Considering my last post about eradicating cliché’s, I’ll try to refrain from saying, “all’s well that ends well,” but like most clichéd sayings there’s some truth in it. A pleasing article ending is like a pleasant dessert. It’s the cup of coffee or the satisfying tiramisu that completes the meal. It doesn’t trail off, or leave you dangling on the edge of understanding.
I will admit closing strong is one thing that is not easy for me, but because of this, when I do it well it’s satisfying to me, which I hope transfers to the reader as well.
A couple of months ago I shared eight grand ways to open an article. Some of those same ways for opening an article can be used for closing. Although, the shocking statement usually works better at the beginning than at the end, as does an anecdote or joke. I’ll only mention ones in this post that are different from openings or that could use some additional explanation.
One method is to look back at your opening. You don’t want to simply repeat what you said at the start but you can bring the article back to its beginning and cleverly tie it back in.

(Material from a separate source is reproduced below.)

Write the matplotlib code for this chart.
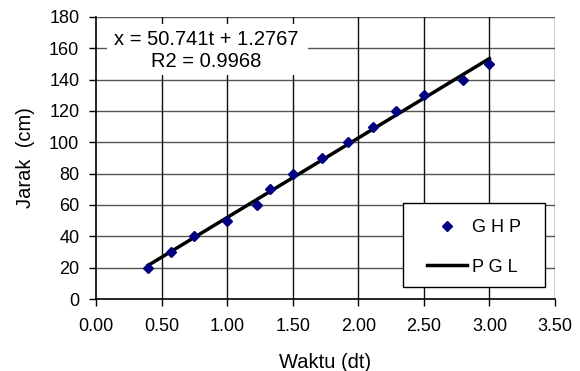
import matplotlib
matplotlib.use("Agg")
import matplotlib.pyplot as plt
from matplotlib.patches import Rectangle
import numpy as np

plt.rcParams['font.family'] = ['Liberation Sans', 'DejaVu Sans']

# Data
t_values = [0.40, 0.57, 0.75, 1.00, 1.23, 1.33, 1.50, 1.72, 1.92, 2.11, 2.29, 2.50, 2.80, 3.00]
x_values = [20, 30, 40, 50, 60, 70, 80, 90, 100, 110, 120, 130, 140, 150]
slope = 50.741
intercept = 1.2767
r2 = 0.9968
xticks = [0.0, 0.5, 1.0, 1.5, 2.0, 2.5, 3.0, 3.5]
yticks = [0, 20, 40, 60, 80, 100, 120, 140, 160, 180]

W, H = 580, 371
AX_L, AX_R, AX_T, AX_B = 96, 555, 17, 299
fig = plt.figure(figsize=(W / 100, H / 100), dpi=100)
ax = fig.add_axes([AX_L / W, 1 - AX_B / H, (AX_R - AX_L) / W, (AX_B - AX_T) / H])


def px(xp, yp):
    """pixel position -> axes fraction"""
    return (xp - AX_L) / (AX_R - AX_L), (AX_B - yp) / (AX_B - AX_T)


ax.set_xlim(0, 3.5)
ax.set_ylim(0, 180)
ax.set_xticks(xticks)
ax.set_xticklabels([f"{v:.2f}" for v in xticks])
ax.set_yticks(yticks)
ax.tick_params(axis='both', direction='out', length=5, width=1, color='black',
               labelsize=13)
ax.tick_params(axis='x', pad=9)
ax.tick_params(axis='y', pad=7)

for y in yticks[1:]:
    ax.axhline(y, color='#555555', lw=1.0, zorder=1)
for x in xticks[1:]:
    ax.axvline(x, color='#111111', lw=1.0, zorder=1)

for s in ['top', 'right']:
    ax.spines[s].set_visible(False)
for s in ['left', 'bottom']:
    ax.spines[s].set_color('black')
    ax.spines[s].set_linewidth(1.2)

# Equation box (white, no border)
bx0, by1 = px(107, 75)
bx1, by0 = px(308, 24)
ax.add_patch(Rectangle((bx0, by1), bx1 - bx0, by0 - by1, transform=ax.transAxes,
                       facecolor='white', edgecolor='none', zorder=3))
tx, ty1 = px(206, 40)
_, ty2 = px(207, 62)
ax.text(tx, ty1, f"x = {slope}t + {intercept}", transform=ax.transAxes,
        ha='center', va='center', fontsize=14.5, zorder=4)
ax.text(tx, ty2, f"R2 = {r2}", transform=ax.transAxes,
        ha='center', va='center', fontsize=14.5, zorder=4)

t_line = np.array([min(t_values), max(t_values)])
ax.plot(t_line, slope * t_line + intercept, color='black', lw=2.5, zorder=4, label='P G L')
ax.plot(t_values, x_values, linestyle='none', marker='D', markersize=5,
        color='#000080', zorder=5, label='G H P')

# Legend frame
lx0, ly0 = px(403, 287)
lx1, ly1 = px(545, 203)
ax.add_patch(Rectangle((lx0, ly0), lx1 - lx0, ly1 - ly0, transform=ax.transAxes,
                       facecolor='white', edgecolor='black', lw=1.0, zorder=6))
handles, labels = ax.get_legend_handles_labels()
ax_anchor = px(427, 219)
leg = ax.legend(handles[::-1], labels[::-1], loc='upper left',
                bbox_to_anchor=ax_anchor, frameon=False,
                fontsize=13, handlelength=2.2, labelspacing=1.25, borderpad=0,
                handletextpad=0.3, borderaxespad=0)
leg.set_zorder(7)

ax.set_xlabel("Waktu (dt)", fontsize=14.5, labelpad=13)
ax.set_ylabel("Jarak  (cm)", fontsize=14.5, labelpad=10)

fig.savefig("out.png", dpi=100)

If you started your article about tooth decay with an interesting quote, such as, “Chewing bubble gum for one hour burns 11 calories.” You could end with something like, “So, even though chewing gum may burn a few calories, unless it’s sugar free it may not be the best choice for your teeth and gums.”
Close For Me:
You can have someone close for you by quoting them, but choose carefully. The best quotes are ones that are not well-known and often quoted since those become cliché too. When opening with a quote, you have more freedom because your goal is to pique curiosity. You have space to elaborate. A quote at the end of an article should succinctly sum up the main point. It should fit the audience, and be self-explanatory.
An article about the benefits of working from home could end by stating, “You may end up feeling about working from home the same as John F. Kennedy did when he said of his presidency, “The pay is good, and I can walk to work.”

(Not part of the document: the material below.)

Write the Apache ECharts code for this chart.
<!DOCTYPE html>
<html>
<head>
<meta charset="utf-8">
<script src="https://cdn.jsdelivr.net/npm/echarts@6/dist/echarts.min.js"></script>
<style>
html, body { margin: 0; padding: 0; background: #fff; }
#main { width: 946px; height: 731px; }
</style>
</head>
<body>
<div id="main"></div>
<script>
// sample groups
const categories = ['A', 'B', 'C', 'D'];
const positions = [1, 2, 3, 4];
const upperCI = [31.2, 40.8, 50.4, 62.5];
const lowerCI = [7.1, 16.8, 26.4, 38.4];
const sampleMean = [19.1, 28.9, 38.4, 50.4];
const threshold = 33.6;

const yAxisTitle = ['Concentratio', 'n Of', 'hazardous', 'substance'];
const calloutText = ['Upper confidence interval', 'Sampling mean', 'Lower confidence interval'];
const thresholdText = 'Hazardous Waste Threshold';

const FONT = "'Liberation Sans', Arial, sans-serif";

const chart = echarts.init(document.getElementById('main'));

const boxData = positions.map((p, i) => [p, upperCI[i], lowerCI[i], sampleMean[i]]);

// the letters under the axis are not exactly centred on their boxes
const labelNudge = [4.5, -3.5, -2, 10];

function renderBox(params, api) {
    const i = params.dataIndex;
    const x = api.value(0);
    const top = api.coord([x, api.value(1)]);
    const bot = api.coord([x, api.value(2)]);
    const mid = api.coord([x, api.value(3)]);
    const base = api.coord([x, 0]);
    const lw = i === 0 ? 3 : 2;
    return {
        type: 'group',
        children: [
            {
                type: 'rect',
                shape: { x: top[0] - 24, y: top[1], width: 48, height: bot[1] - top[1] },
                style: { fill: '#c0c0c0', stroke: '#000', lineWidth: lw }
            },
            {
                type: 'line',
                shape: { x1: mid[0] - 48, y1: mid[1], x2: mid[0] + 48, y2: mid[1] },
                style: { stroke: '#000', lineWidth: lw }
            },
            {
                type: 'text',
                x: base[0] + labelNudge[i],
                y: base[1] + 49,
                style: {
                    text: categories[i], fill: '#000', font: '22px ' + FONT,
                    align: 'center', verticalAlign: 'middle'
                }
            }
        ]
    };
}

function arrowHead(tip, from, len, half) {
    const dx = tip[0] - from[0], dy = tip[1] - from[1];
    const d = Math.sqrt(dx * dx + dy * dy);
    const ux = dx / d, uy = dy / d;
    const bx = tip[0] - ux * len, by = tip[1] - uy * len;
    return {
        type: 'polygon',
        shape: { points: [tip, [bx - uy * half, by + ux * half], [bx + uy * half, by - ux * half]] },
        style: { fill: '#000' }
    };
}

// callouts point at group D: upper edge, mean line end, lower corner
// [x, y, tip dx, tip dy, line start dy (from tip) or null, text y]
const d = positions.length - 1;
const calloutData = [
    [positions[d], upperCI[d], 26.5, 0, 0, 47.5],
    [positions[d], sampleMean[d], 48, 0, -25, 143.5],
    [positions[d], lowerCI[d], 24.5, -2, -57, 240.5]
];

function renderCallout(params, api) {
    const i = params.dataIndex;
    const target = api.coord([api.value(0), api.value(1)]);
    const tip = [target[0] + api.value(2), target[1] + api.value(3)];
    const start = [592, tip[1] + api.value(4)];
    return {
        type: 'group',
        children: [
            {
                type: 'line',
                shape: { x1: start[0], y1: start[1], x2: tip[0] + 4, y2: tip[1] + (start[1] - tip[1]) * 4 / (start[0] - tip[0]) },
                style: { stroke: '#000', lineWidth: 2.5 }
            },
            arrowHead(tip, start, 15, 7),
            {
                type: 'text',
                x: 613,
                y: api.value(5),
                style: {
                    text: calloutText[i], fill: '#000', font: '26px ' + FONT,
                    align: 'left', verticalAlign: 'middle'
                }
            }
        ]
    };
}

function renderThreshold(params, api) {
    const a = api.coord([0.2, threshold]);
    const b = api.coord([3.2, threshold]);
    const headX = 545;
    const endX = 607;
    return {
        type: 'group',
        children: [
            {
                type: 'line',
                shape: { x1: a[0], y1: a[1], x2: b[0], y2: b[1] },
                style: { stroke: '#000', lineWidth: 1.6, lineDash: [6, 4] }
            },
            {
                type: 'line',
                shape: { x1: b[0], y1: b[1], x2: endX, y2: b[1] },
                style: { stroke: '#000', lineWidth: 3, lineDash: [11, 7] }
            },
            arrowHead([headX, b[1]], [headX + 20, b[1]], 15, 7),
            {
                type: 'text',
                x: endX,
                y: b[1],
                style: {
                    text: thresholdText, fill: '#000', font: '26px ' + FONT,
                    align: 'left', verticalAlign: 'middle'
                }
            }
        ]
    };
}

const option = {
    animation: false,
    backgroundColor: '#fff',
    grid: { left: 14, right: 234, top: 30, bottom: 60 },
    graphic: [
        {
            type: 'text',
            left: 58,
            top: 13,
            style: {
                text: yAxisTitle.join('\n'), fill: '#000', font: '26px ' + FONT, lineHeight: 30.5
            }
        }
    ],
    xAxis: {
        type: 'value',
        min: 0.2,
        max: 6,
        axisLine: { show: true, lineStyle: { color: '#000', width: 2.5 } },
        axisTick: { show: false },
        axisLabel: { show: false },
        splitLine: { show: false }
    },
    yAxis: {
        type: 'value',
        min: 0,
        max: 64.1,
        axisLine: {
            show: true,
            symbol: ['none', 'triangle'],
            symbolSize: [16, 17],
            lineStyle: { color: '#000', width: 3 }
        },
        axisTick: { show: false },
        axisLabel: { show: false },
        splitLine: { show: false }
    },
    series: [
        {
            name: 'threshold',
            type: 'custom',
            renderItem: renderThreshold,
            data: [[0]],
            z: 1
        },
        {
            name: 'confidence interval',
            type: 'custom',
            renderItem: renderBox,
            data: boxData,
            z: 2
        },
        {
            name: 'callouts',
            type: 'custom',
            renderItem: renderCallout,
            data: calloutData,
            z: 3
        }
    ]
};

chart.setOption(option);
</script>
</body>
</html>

Note: You can open with a quote or end with one, but it’s best to choose one or the other.
You can reaffirm the major points in the article or just one. You can even bring in a final point or two you have saved for the end. This doesn’t mean repeat yourself. It’s more bringing it together and finishing strong.
In an article I sold on eating healthy snacks I started with, “In diet plans of the past, snacking between meals was looked upon as cheating. Today most doctors agree that eating between meals can help keep you on track. Just don’t blow it with the wrong high calorie snack.”
I closed with, “If you plan ahead, you can keep your cravings low and your metabolism high. You won’t blow your efforts by stopping at a fast food restaurant, dropping money in a vending machine, or by picking up a high calorie snack food at a convenience store. Here’s to your success.”
Good endings are something that come with practice, a good outline, and knowing your audience. This post isn’t a shortcut to doing them well, but some guidance on practicing the art of them. It’s my hope that it’s not only instructional, but as satisfying as the mug of java to complete your dinner, or that crème brulée that makes it outstanding.